Source data
::::::::
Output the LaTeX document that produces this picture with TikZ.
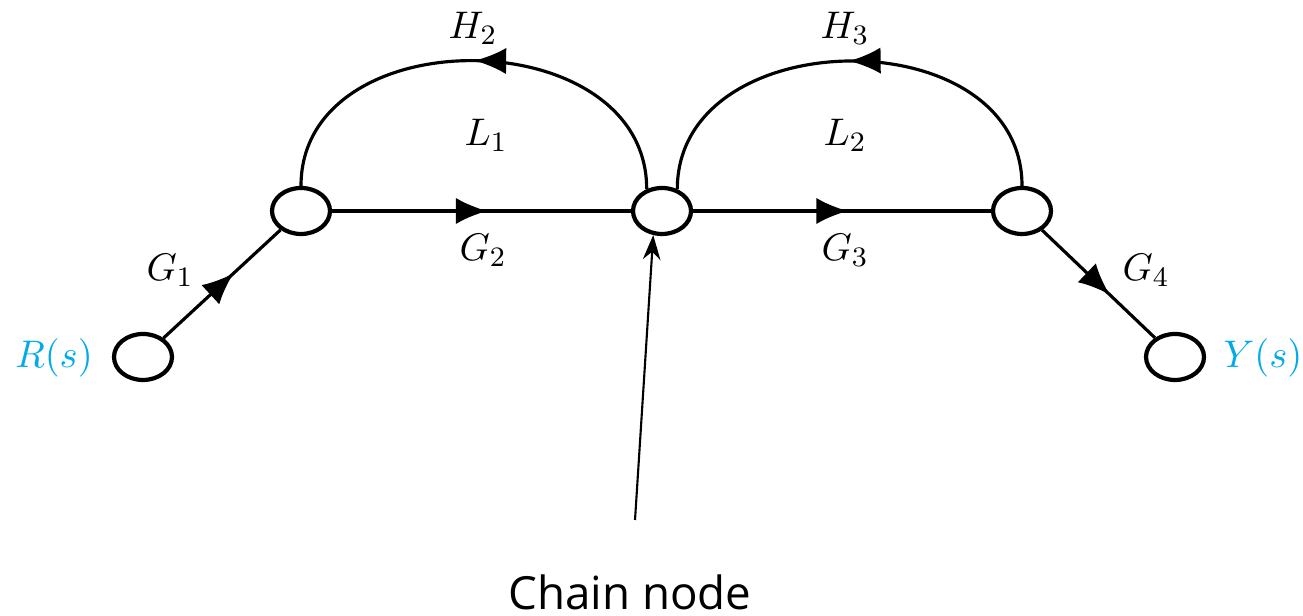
\documentclass[tikz,border=0pt]{standalone}
\usepackage{fontspec}
\newfontfamily\notefont{Open Sans}
\usetikzlibrary{shapes.geometric, arrows.meta, decorations.markings}
\definecolor{sigblue}{RGB}{0, 170, 235}
\tikzset{
    sfnode/.style={
        ellipse, draw, line width=1.2pt,
        minimum width=0.58cm, minimum height=0.46cm, inner sep=0pt
    },
    branch/.style={
        line width=0.9pt, postaction={decorate},
        decoration={markings, mark=at position #1 with {\arrow{Latex[length=9pt,width=7.5pt]}}}
    },
    branch/.default=0.55,
    gain/.style={font=\fontsize{11}{13}\selectfont},
    signal/.style={font=\fontsize{11}{13}\selectfont, text=sigblue},
    pointer/.style={-{Stealth[length=7pt,width=5pt]}, line width=0.6pt},
    note/.style={font=\notefont\fontsize{13}{15}\selectfont}
}
\begin{document}
\begin{tikzpicture}
    \useasboundingbox (0,0) rectangle (13.03,6.16);

    % signal flow nodes
    \node[sfnode] (rin) at (1.43,2.59) {};
    \node[sfnode] (n1) at (3.01,4.05) {};
    \node[sfnode] (n2) at (6.62,4.05) {};
    \node[sfnode] (n3) at (10.22,4.05) {};
    \node[sfnode] (yout) at (11.75,2.59) {};

    % forward branches
    \draw[branch=0.6] (rin) -- (n1);
    \draw[branch=0.52] (n1) -- (n2);
    \draw[branch=0.52] (n2) -- (n3);
    \draw[branch=0.6] (n3) -- (yout);

    % feedback loops
    \draw[branch=0.5] (n2.125) to[out=90, in=90, looseness=1.25] (n1.north);
    \draw[branch=0.5] (n3.north) to[out=90, in=90, looseness=1.25] (n2.55);

    % labels
    \node[signal] (rlab) at (0.54,2.58) {$R(s)$};
    \node[signal] (ylab) at (12.63,2.58) {$Y(s)$};
    \node[gain] (g1) at (1.70,3.46) {$G_1$};
    \node[gain] (g2) at (4.83,3.66) {$G_2$};
    \node[gain] (g3) at (8.45,3.66) {$G_3$};
    \node[gain] (g4) at (11.46,3.46) {$G_4$};
    \node[gain] (h2) at (4.73,5.88) {$H_2$};
    \node[gain] (h3) at (8.45,5.88) {$H_3$};
    \node[gain] (l1) at (4.86,4.81) {$L_1$};
    \node[gain] (l2) at (8.45,4.81) {$L_2$};

    % pointer to the chain node
    \coordinate (tail) at (6.35,0.96);
    \draw[pointer] (tail) -- (n2.250);
    \node[note] (chain) at (6.30,0.24) {Chain node};
\end{tikzpicture}
\end{document}
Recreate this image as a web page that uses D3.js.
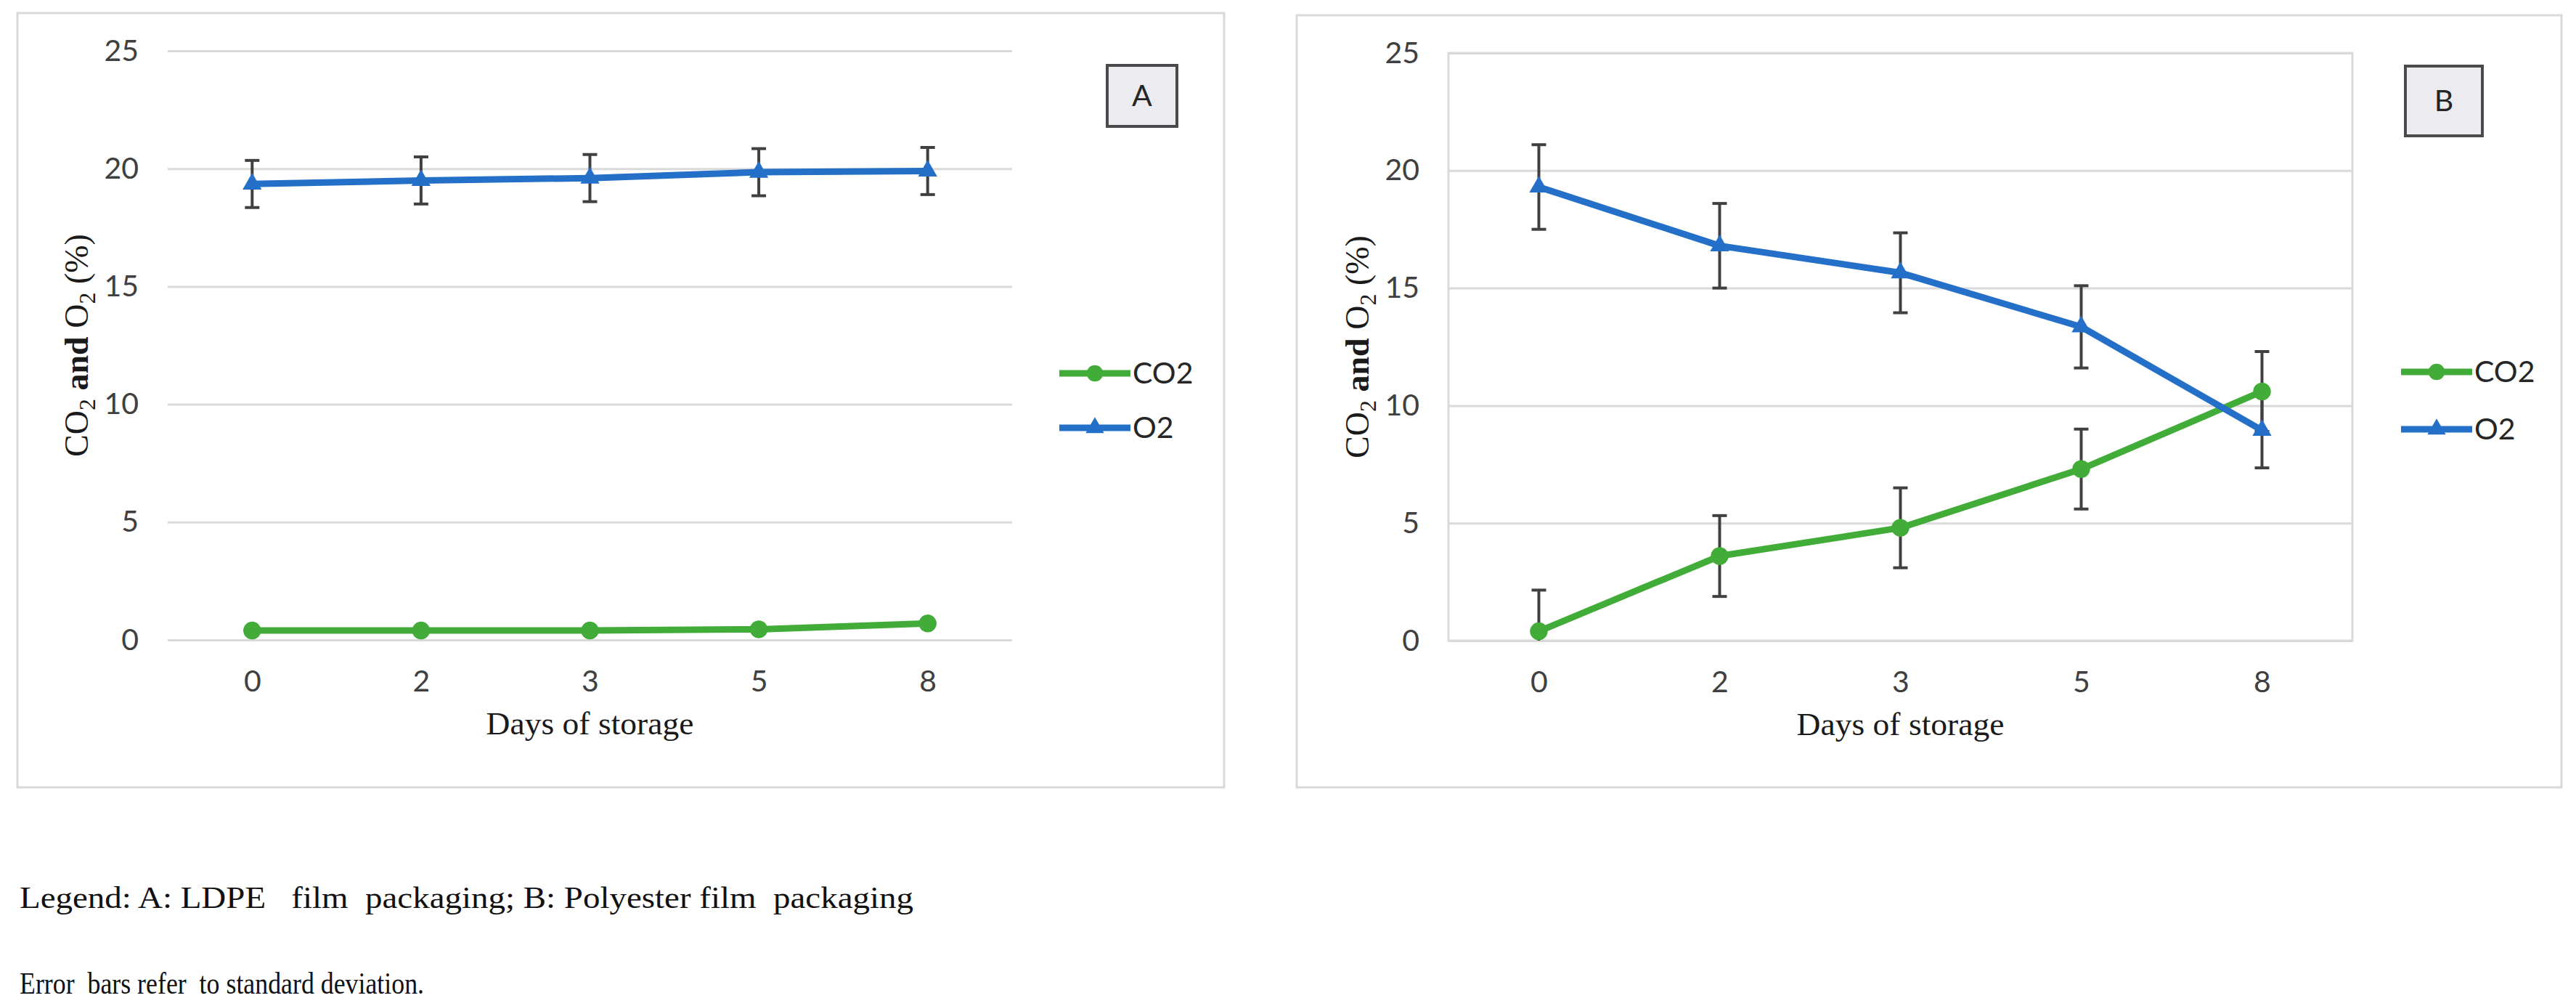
::::::::
Directions:
Omit the pictures. Transcribe every record exactly.

Output below:
Output the LaTeX document that produces this picture with TikZ.
\documentclass[tikz,border=0pt]{standalone}
\usepackage{fontspec}
\newfontfamily\notefont{Open Sans}
\usetikzlibrary{shapes.geometric, arrows.meta, decorations.markings}
\definecolor{sigblue}{RGB}{0, 170, 235}
\tikzset{
    sfnode/.style={
        ellipse, draw, line width=1.2pt,
        minimum width=0.58cm, minimum height=0.46cm, inner sep=0pt
    },
    branch/.style={
        line width=0.9pt, postaction={decorate},
        decoration={markings, mark=at position #1 with {\arrow{Latex[length=9pt,width=7.5pt]}}}
    },
    branch/.default=0.55,
    gain/.style={font=\fontsize{11}{13}\selectfont},
    signal/.style={font=\fontsize{11}{13}\selectfont, text=sigblue},
    pointer/.style={-{Stealth[length=7pt,width=5pt]}, line width=0.6pt},
    note/.style={font=\notefont\fontsize{13}{15}\selectfont}
}
\begin{document}
\begin{tikzpicture}
    \useasboundingbox (0,0) rectangle (13.03,6.16);

    % signal flow nodes
    \node[sfnode] (rin) at (1.43,2.59) {};
    \node[sfnode] (n1) at (3.01,4.05) {};
    \node[sfnode] (n2) at (6.62,4.05) {};
    \node[sfnode] (n3) at (10.22,4.05) {};
    \node[sfnode] (yout) at (11.75,2.59) {};

    % forward branches
    \draw[branch=0.6] (rin) -- (n1);
    \draw[branch=0.52] (n1) -- (n2);
    \draw[branch=0.52] (n2) -- (n3);
    \draw[branch=0.6] (n3) -- (yout);

    % feedback loops
    \draw[branch=0.5] (n2.125) to[out=90, in=90, looseness=1.25] (n1.north);
    \draw[branch=0.5] (n3.north) to[out=90, in=90, looseness=1.25] (n2.55);

    % labels
    \node[signal] (rlab) at (0.54,2.58) {$R(s)$};
    \node[signal] (ylab) at (12.63,2.58) {$Y(s)$};
    \node[gain] (g1) at (1.70,3.46) {$G_1$};
    \node[gain] (g2) at (4.83,3.66) {$G_2$};
    \node[gain] (g3) at (8.45,3.66) {$G_3$};
    \node[gain] (g4) at (11.46,3.46) {$G_4$};
    \node[gain] (h2) at (4.73,5.88) {$H_2$};
    \node[gain] (h3) at (8.45,5.88) {$H_3$};
    \node[gain] (l1) at (4.86,4.81) {$L_1$};
    \node[gain] (l2) at (8.45,4.81) {$L_2$};

    % pointer to the chain node
    \coordinate (tail) at (6.35,0.96);
    \draw[pointer] (tail) -- (n2.250);
    \node[note] (chain) at (6.30,0.24) {Chain node};
\end{tikzpicture}
\end{document}
Recreate this image as a web page that uses D3.js.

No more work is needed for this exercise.